** START OF INFORMATION PROVIDED **

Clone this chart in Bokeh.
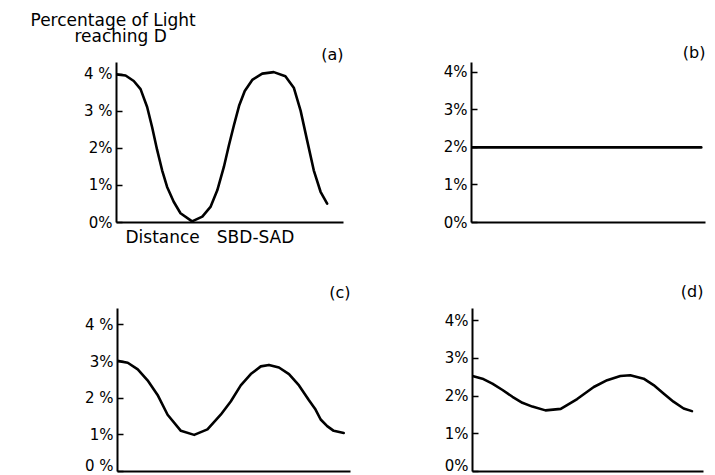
from bokeh.plotting import figure
from bokeh.models import Range1d, FixedTicker, Title
from bokeh.layouts import column, row
from bokeh.embed import file_html
from bokeh.resources import INLINE

# ---------------- data ----------------
y_ticks = [0, 1, 2, 3, 4]

a_x = [0, 4.0, 7.6, 10.6, 13.5, 15.7, 17.9, 20.1, 22.3, 25.2, 28.2, 33.3, 37.8,
       41.4, 44.4, 47.3, 49.5, 51.7, 54.0, 56.5, 59.8, 64.2, 69.3, 74.4, 78.1,
       81.1, 84.0, 86.9, 89.9, 92.8]
a_y = [4.00, 3.97, 3.82, 3.60, 3.12, 2.57, 1.96, 1.41, 0.96, 0.56, 0.25, 0.03, 0.16,
       0.42, 0.87, 1.50, 2.08, 2.62, 3.15, 3.55, 3.85, 4.02, 4.06, 3.95, 3.64,
       3.02, 2.21, 1.41, 0.83, 0.51]

b_x = [0, 98.2]
b_y = [2.0, 2.0]

c_x = [0, 4.4, 8.7, 12.9, 17.2, 21.5, 27.2, 32.9, 38.6, 44.3, 48.6, 52.9, 57.2,
       61.5, 65.0, 69.3, 73.6, 77.9, 82.1, 85.0, 87.2, 90.0, 92.8, 97.1]
c_y = [3.02, 2.97, 2.79, 2.49, 2.09, 1.55, 1.11, 1.00, 1.15, 1.55, 1.91, 2.35, 2.66,
       2.87, 2.91, 2.84, 2.66, 2.35, 1.95, 1.69, 1.42, 1.24, 1.11, 1.05]

d_x = [0, 4.3, 8.6, 13.0, 17.3, 21.6, 25.9, 31.6, 38.2, 45.3, 52.5, 58.3, 64.0,
       68.3, 74.1, 78.4, 82.7, 87.0, 91.4, 95.0]
d_y = [2.53, 2.46, 2.33, 2.16, 1.98, 1.82, 1.72, 1.62, 1.66, 1.92, 2.24, 2.42, 2.53,
       2.55, 2.46, 2.29, 2.07, 1.85, 1.67, 1.60]

a_labels = ["0%", "1%", "2%", "3 %", "4 %"]
b_labels = ["0%", "1%", "2%", "3%", "4%"]
c_labels = ["0 %", "1%", "2 %", "3%", "4 %"]
d_labels = ["0%", "1%", "2%", "3%", "4%"]

panel_letters = ["(a)", "(b)", "(c)", "(d)"]
title_lines = ["Percentage of Light", "reaching D"]
x_caption = "Distance\u2003SBD-SAD"

FONT = "DejaVu Sans"


def make_title(text, align, offset, standoff, size="17px"):
    return Title(text=text, align=align, offset=offset, standoff=standoff,
                 text_font=FONT, text_font_size=size, text_font_style="normal",
                 text_color="black")


def panel(w, h, left, right, top, bottom, ytop, xs, ys, letter, labels, letter_standoff):
    p = figure(width=w, height=h, x_range=Range1d(0, 100), y_range=Range1d(0, ytop),
               output_backend="svg", toolbar_location=None, title=None,
               min_border_left=left, min_border_right=right,
               min_border_top=top, min_border_bottom=bottom)
    p.outline_line_color = None
    p.xgrid.visible = False
    p.ygrid.visible = False
    p.background_fill_color = "white"
    p.border_fill_color = "white"

    xa = p.xaxis[0]
    xa.ticker = FixedTicker(ticks=[])
    xa.major_tick_out = 0
    xa.major_tick_in = 0
    xa.minor_tick_out = 0
    xa.minor_tick_in = 0
    xa.major_label_standoff = 0
    xa.major_label_text_font_size = "0px"
    xa.axis_line_width = 2
    xa.axis_line_color = "black"

    ya = p.yaxis[0]
    ya.ticker = FixedTicker(ticks=y_ticks)
    ya.major_label_overrides = {t: lab for t, lab in zip(y_ticks, labels)}
    ya.major_tick_in = 6
    ya.major_tick_out = 0
    ya.minor_tick_in = 0
    ya.minor_tick_out = 0
    ya.major_tick_line_width = 1.5
    ya.axis_line_width = 2
    ya.axis_line_color = "black"
    ya.major_label_standoff = 4
    ya.major_label_text_font = FONT
    ya.major_label_text_font_size = "15px"
    ya.major_label_text_color = "black"

    p.line(xs, ys, line_color="black", line_width=2.6, line_join="round", line_cap="round")

    p.add_layout(make_title(letter, "right", 0, letter_standoff, "16px"), "above")
    return p


# top row height 250, bottom row height 224 (page has no margin)
pa = panel(358, 250, 116, 15, 62, 27, 4.32, a_x, a_y, panel_letters[0], a_labels, -2)
pb = panel(354, 250, 113, 7, 60, 28, 4.26, b_x, b_y, panel_letters[1], b_labels, 1)
pc = panel(358, 224, 117, 8, 55, 3, 4.45, c_x, c_y, panel_letters[2], c_labels, 14)
pd = panel(354, 224, 114, 9, 58, 2, 4.32, d_x, d_y, panel_letters[3], d_labels, 15)

# y-axis title (two lines) above panel (a); stacked outward from the frame
pa.add_layout(make_title(title_lines[1], "left", -42, -4), "above")
pa.add_layout(make_title(title_lines[0], "left", -86, -9), "above")
# x-axis caption under panel (a)
pa.add_layout(make_title(x_caption, "left", 9, 5), "below")

layout = column(row(pa, pb), row(pc, pd))

open("out.html", "w").write(file_html(layout, INLINE))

** END OF INFORMATION PROVIDED **

◆ TASK
Copy each line above precisely, dropping the pictures.

◆ EXPECTED ANSWER
Clone this chart in Bokeh.
from bokeh.plotting import figure
from bokeh.models import Range1d, FixedTicker, Title
from bokeh.layouts import column, row
from bokeh.embed import file_html
from bokeh.resources import INLINE

# ---------------- data ----------------
y_ticks = [0, 1, 2, 3, 4]

a_x = [0, 4.0, 7.6, 10.6, 13.5, 15.7, 17.9, 20.1, 22.3, 25.2, 28.2, 33.3, 37.8,
       41.4, 44.4, 47.3, 49.5, 51.7, 54.0, 56.5, 59.8, 64.2, 69.3, 74.4, 78.1,
       81.1, 84.0, 86.9, 89.9, 92.8]
a_y = [4.00, 3.97, 3.82, 3.60, 3.12, 2.57, 1.96, 1.41, 0.96, 0.56, 0.25, 0.03, 0.16,
       0.42, 0.87, 1.50, 2.08, 2.62, 3.15, 3.55, 3.85, 4.02, 4.06, 3.95, 3.64,
       3.02, 2.21, 1.41, 0.83, 0.51]

b_x = [0, 98.2]
b_y = [2.0, 2.0]

c_x = [0, 4.4, 8.7, 12.9, 17.2, 21.5, 27.2, 32.9, 38.6, 44.3, 48.6, 52.9, 57.2,
       61.5, 65.0, 69.3, 73.6, 77.9, 82.1, 85.0, 87.2, 90.0, 92.8, 97.1]
c_y = [3.02, 2.97, 2.79, 2.49, 2.09, 1.55, 1.11, 1.00, 1.15, 1.55, 1.91, 2.35, 2.66,
       2.87, 2.91, 2.84, 2.66, 2.35, 1.95, 1.69, 1.42, 1.24, 1.11, 1.05]

d_x = [0, 4.3, 8.6, 13.0, 17.3, 21.6, 25.9, 31.6, 38.2, 45.3, 52.5, 58.3, 64.0,
       68.3, 74.1, 78.4, 82.7, 87.0, 91.4, 95.0]
d_y = [2.53, 2.46, 2.33, 2.16, 1.98, 1.82, 1.72, 1.62, 1.66, 1.92, 2.24, 2.42, 2.53,
       2.55, 2.46, 2.29, 2.07, 1.85, 1.67, 1.60]

a_labels = ["0%", "1%", "2%", "3 %", "4 %"]
b_labels = ["0%", "1%", "2%", "3%", "4%"]
c_labels = ["0 %", "1%", "2 %", "3%", "4 %"]
d_labels = ["0%", "1%", "2%", "3%", "4%"]

panel_letters = ["(a)", "(b)", "(c)", "(d)"]
title_lines = ["Percentage of Light", "reaching D"]
x_caption = "Distance\u2003SBD-SAD"

FONT = "DejaVu Sans"


def make_title(text, align, offset, standoff, size="17px"):
    return Title(text=text, align=align, offset=offset, standoff=standoff,
                 text_font=FONT, text_font_size=size, text_font_style="normal",
                 text_color="black")


def panel(w, h, left, right, top, bottom, ytop, xs, ys, letter, labels, letter_standoff):
    p = figure(width=w, height=h, x_range=Range1d(0, 100), y_range=Range1d(0, ytop),
               output_backend="svg", toolbar_location=None, title=None,
               min_border_left=left, min_border_right=right,
               min_border_top=top, min_border_bottom=bottom)
    p.outline_line_color = None
    p.xgrid.visible = False
    p.ygrid.visible = False
    p.background_fill_color = "white"
    p.border_fill_color = "white"

    xa = p.xaxis[0]
    xa.ticker = FixedTicker(ticks=[])
    xa.major_tick_out = 0
    xa.major_tick_in = 0
    xa.minor_tick_out = 0
    xa.minor_tick_in = 0
    xa.major_label_standoff = 0
    xa.major_label_text_font_size = "0px"
    xa.axis_line_width = 2
    xa.axis_line_color = "black"

    ya = p.yaxis[0]
    ya.ticker = FixedTicker(ticks=y_ticks)
    ya.major_label_overrides = {t: lab for t, lab in zip(y_ticks, labels)}
    ya.major_tick_in = 6
    ya.major_tick_out = 0
    ya.minor_tick_in = 0
    ya.minor_tick_out = 0
    ya.major_tick_line_width = 1.5
    ya.axis_line_width = 2
    ya.axis_line_color = "black"
    ya.major_label_standoff = 4
    ya.major_label_text_font = FONT
    ya.major_label_text_font_size = "15px"
    ya.major_label_text_color = "black"

    p.line(xs, ys, line_color="black", line_width=2.6, line_join="round", line_cap="round")

    p.add_layout(make_title(letter, "right", 0, letter_standoff, "16px"), "above")
    return p


# top row height 250, bottom row height 224 (page has no margin)
pa = panel(358, 250, 116, 15, 62, 27, 4.32, a_x, a_y, panel_letters[0], a_labels, -2)
pb = panel(354, 250, 113, 7, 60, 28, 4.26, b_x, b_y, panel_letters[1], b_labels, 1)
pc = panel(358, 224, 117, 8, 55, 3, 4.45, c_x, c_y, panel_letters[2], c_labels, 14)
pd = panel(354, 224, 114, 9, 58, 2, 4.32, d_x, d_y, panel_letters[3], d_labels, 15)

# y-axis title (two lines) above panel (a); stacked outward from the frame
pa.add_layout(make_title(title_lines[1], "left", -42, -4), "above")
pa.add_layout(make_title(title_lines[0], "left", -86, -9), "above")
# x-axis caption under panel (a)
pa.add_layout(make_title(x_caption, "left", 9, 5), "below")

layout = column(row(pa, pb), row(pc, pd))

open("out.html", "w").write(file_html(layout, INLINE))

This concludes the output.